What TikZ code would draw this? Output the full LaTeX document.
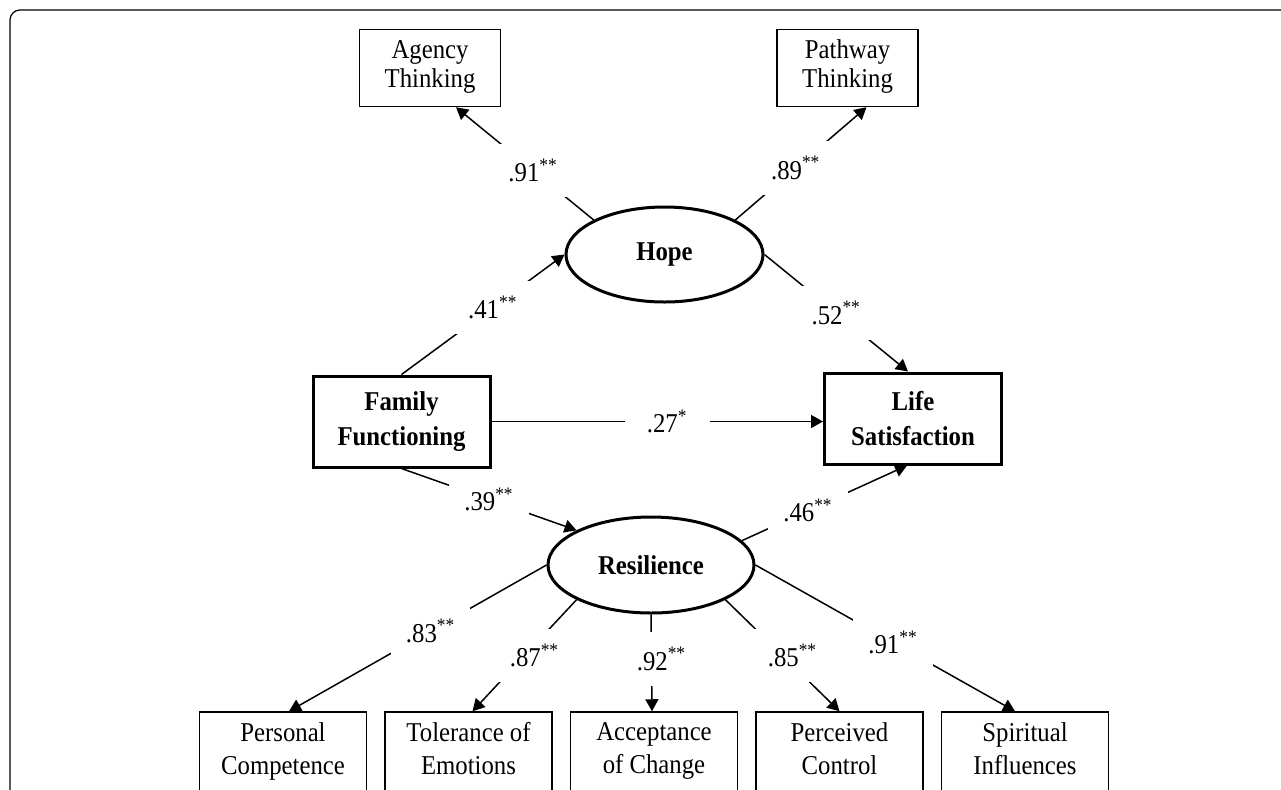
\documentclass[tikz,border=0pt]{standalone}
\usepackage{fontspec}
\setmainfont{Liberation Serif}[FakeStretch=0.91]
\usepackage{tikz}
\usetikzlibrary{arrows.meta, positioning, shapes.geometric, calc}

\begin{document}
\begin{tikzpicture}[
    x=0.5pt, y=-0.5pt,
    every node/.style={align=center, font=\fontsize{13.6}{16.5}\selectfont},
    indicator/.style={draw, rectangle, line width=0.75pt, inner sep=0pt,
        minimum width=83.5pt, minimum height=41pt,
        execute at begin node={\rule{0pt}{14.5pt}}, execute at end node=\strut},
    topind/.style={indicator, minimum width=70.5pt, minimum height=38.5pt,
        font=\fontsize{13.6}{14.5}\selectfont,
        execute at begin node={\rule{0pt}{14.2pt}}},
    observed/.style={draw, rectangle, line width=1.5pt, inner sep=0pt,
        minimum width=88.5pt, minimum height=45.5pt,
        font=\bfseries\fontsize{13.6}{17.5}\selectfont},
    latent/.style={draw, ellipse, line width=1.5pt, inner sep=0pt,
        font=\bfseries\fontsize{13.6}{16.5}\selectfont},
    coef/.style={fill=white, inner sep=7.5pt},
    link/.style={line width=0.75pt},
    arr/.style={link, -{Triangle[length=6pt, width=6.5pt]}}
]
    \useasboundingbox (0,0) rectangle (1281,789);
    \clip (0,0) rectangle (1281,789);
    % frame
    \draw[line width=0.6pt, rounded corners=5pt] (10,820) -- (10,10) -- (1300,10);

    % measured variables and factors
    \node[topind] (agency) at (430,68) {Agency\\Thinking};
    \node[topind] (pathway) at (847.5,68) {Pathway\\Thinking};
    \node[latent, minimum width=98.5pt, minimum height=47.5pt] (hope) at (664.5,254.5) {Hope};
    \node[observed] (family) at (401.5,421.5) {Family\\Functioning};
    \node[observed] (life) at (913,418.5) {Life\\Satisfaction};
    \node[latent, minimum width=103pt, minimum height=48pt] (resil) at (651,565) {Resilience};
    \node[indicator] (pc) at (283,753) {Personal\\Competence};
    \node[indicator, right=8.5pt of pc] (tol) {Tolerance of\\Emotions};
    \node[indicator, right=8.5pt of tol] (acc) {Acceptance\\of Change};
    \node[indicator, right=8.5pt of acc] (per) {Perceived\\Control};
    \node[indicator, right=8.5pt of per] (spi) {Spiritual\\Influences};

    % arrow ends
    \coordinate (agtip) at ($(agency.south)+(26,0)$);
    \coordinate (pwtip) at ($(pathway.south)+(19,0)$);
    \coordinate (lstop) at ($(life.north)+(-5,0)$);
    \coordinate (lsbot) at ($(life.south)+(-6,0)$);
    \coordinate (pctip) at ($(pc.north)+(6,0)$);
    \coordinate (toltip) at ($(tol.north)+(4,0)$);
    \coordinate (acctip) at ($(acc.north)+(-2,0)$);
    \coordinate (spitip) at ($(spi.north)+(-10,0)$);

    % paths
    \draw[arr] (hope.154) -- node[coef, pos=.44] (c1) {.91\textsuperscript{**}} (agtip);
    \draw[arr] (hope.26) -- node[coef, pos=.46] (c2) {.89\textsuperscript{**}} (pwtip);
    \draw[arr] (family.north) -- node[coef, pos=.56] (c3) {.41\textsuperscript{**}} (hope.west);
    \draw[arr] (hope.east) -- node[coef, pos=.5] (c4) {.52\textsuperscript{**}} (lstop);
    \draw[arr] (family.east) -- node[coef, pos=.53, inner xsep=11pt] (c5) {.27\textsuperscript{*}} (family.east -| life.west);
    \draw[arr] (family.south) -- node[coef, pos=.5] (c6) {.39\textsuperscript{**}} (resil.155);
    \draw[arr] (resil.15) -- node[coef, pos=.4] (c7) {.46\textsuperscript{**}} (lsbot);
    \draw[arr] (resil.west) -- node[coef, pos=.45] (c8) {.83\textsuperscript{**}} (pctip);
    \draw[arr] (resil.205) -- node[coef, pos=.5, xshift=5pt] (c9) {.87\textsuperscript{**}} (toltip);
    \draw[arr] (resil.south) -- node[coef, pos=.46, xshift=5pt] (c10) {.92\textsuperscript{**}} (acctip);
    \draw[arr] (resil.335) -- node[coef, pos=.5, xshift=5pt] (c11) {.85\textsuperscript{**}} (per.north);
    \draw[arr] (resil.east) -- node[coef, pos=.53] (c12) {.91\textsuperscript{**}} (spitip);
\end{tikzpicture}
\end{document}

* What the task requires *
Skip the pictures, then retype every line above exactly.

* Task output *
What TikZ code would draw this? Output the full LaTeX document.
\documentclass[tikz,border=0pt]{standalone}
\usepackage{fontspec}
\setmainfont{Liberation Serif}[FakeStretch=0.91]
\usepackage{tikz}
\usetikzlibrary{arrows.meta, positioning, shapes.geometric, calc}

\begin{document}
\begin{tikzpicture}[
    x=0.5pt, y=-0.5pt,
    every node/.style={align=center, font=\fontsize{13.6}{16.5}\selectfont},
    indicator/.style={draw, rectangle, line width=0.75pt, inner sep=0pt,
        minimum width=83.5pt, minimum height=41pt,
        execute at begin node={\rule{0pt}{14.5pt}}, execute at end node=\strut},
    topind/.style={indicator, minimum width=70.5pt, minimum height=38.5pt,
        font=\fontsize{13.6}{14.5}\selectfont,
        execute at begin node={\rule{0pt}{14.2pt}}},
    observed/.style={draw, rectangle, line width=1.5pt, inner sep=0pt,
        minimum width=88.5pt, minimum height=45.5pt,
        font=\bfseries\fontsize{13.6}{17.5}\selectfont},
    latent/.style={draw, ellipse, line width=1.5pt, inner sep=0pt,
        font=\bfseries\fontsize{13.6}{16.5}\selectfont},
    coef/.style={fill=white, inner sep=7.5pt},
    link/.style={line width=0.75pt},
    arr/.style={link, -{Triangle[length=6pt, width=6.5pt]}}
]
    \useasboundingbox (0,0) rectangle (1281,789);
    \clip (0,0) rectangle (1281,789);
    % frame
    \draw[line width=0.6pt, rounded corners=5pt] (10,820) -- (10,10) -- (1300,10);

    % measured variables and factors
    \node[topind] (agency) at (430,68) {Agency\\Thinking};
    \node[topind] (pathway) at (847.5,68) {Pathway\\Thinking};
    \node[latent, minimum width=98.5pt, minimum height=47.5pt] (hope) at (664.5,254.5) {Hope};
    \node[observed] (family) at (401.5,421.5) {Family\\Functioning};
    \node[observed] (life) at (913,418.5) {Life\\Satisfaction};
    \node[latent, minimum width=103pt, minimum height=48pt] (resil) at (651,565) {Resilience};
    \node[indicator] (pc) at (283,753) {Personal\\Competence};
    \node[indicator, right=8.5pt of pc] (tol) {Tolerance of\\Emotions};
    \node[indicator, right=8.5pt of tol] (acc) {Acceptance\\of Change};
    \node[indicator, right=8.5pt of acc] (per) {Perceived\\Control};
    \node[indicator, right=8.5pt of per] (spi) {Spiritual\\Influences};

    % arrow ends
    \coordinate (agtip) at ($(agency.south)+(26,0)$);
    \coordinate (pwtip) at ($(pathway.south)+(19,0)$);
    \coordinate (lstop) at ($(life.north)+(-5,0)$);
    \coordinate (lsbot) at ($(life.south)+(-6,0)$);
    \coordinate (pctip) at ($(pc.north)+(6,0)$);
    \coordinate (toltip) at ($(tol.north)+(4,0)$);
    \coordinate (acctip) at ($(acc.north)+(-2,0)$);
    \coordinate (spitip) at ($(spi.north)+(-10,0)$);

    % paths
    \draw[arr] (hope.154) -- node[coef, pos=.44] (c1) {.91\textsuperscript{**}} (agtip);
    \draw[arr] (hope.26) -- node[coef, pos=.46] (c2) {.89\textsuperscript{**}} (pwtip);
    \draw[arr] (family.north) -- node[coef, pos=.56] (c3) {.41\textsuperscript{**}} (hope.west);
    \draw[arr] (hope.east) -- node[coef, pos=.5] (c4) {.52\textsuperscript{**}} (lstop);
    \draw[arr] (family.east) -- node[coef, pos=.53, inner xsep=11pt] (c5) {.27\textsuperscript{*}} (family.east -| life.west);
    \draw[arr] (family.south) -- node[coef, pos=.5] (c6) {.39\textsuperscript{**}} (resil.155);
    \draw[arr] (resil.15) -- node[coef, pos=.4] (c7) {.46\textsuperscript{**}} (lsbot);
    \draw[arr] (resil.west) -- node[coef, pos=.45] (c8) {.83\textsuperscript{**}} (pctip);
    \draw[arr] (resil.205) -- node[coef, pos=.5, xshift=5pt] (c9) {.87\textsuperscript{**}} (toltip);
    \draw[arr] (resil.south) -- node[coef, pos=.46, xshift=5pt] (c10) {.92\textsuperscript{**}} (acctip);
    \draw[arr] (resil.335) -- node[coef, pos=.5, xshift=5pt] (c11) {.85\textsuperscript{**}} (per.north);
    \draw[arr] (resil.east) -- node[coef, pos=.53] (c12) {.91\textsuperscript{**}} (spitip);
\end{tikzpicture}
\end{document}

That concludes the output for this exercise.